Indonesia has appointed a Christian as the new National Police Chief, the first time that a member of a religious minority has held the post in nearly 50 years.
Commissioner General Listyo Sigit Prabowo was sworn in on 27 January, having been unanimously approved by the legal and political affairs commission of the Indonesian House of Representatives.
Listyo told the commission that he wanted to take a “more humane approach” to law enforcement.
Church leaders welcomed the news, praising the “moderate” policies of Indonesian President Joko Widodo.
One Christian leader highlighted to Barnabas Fund that since coming to power the president, also known as Jokowi, has done “many good things”, including dissolving two hard-line Islamic organisations – Hizbut Tahrir Indonesia and the Islamic Defenders Front (FPI). “President Jokowi's courage to dissolve these organisations is astonishing,” he added.

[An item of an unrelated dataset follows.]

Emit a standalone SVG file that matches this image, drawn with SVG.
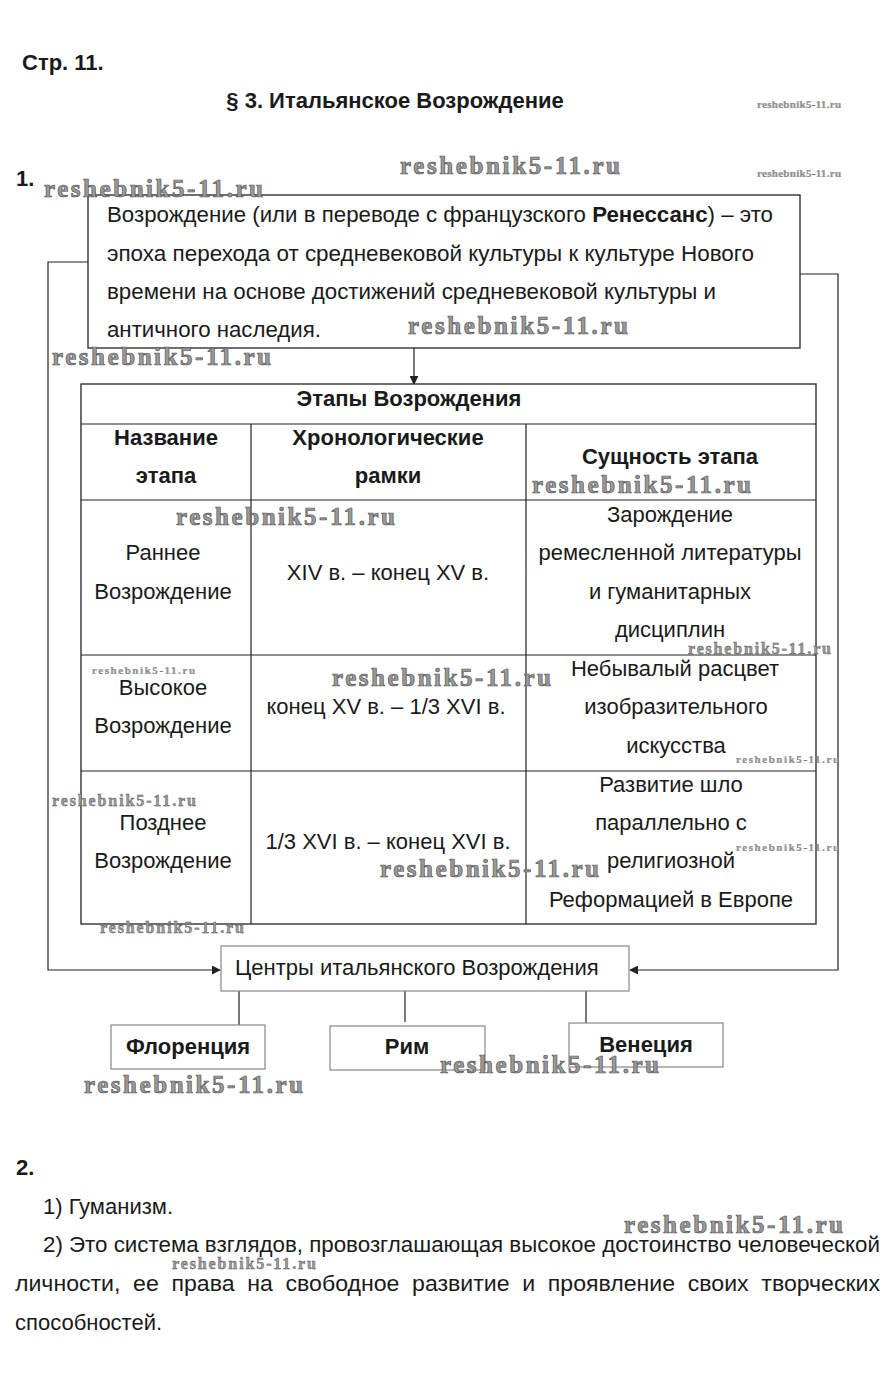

In November 2020, four Christians were killed, one beheaded, in a brutal attack by Islamist militants on a church and homes in a remote Christian community and Salvation Army post on the island of Sulawesi. The Republic of Indonesia has no official religion, but is the world’s largest Muslim-majority state. The country has seen a rise in hard-line Islamic ideology in recent years. A generation ago, Muslims and Christians lived peaceably as equals in accordance with the state-promoted philosophy of Pancasila.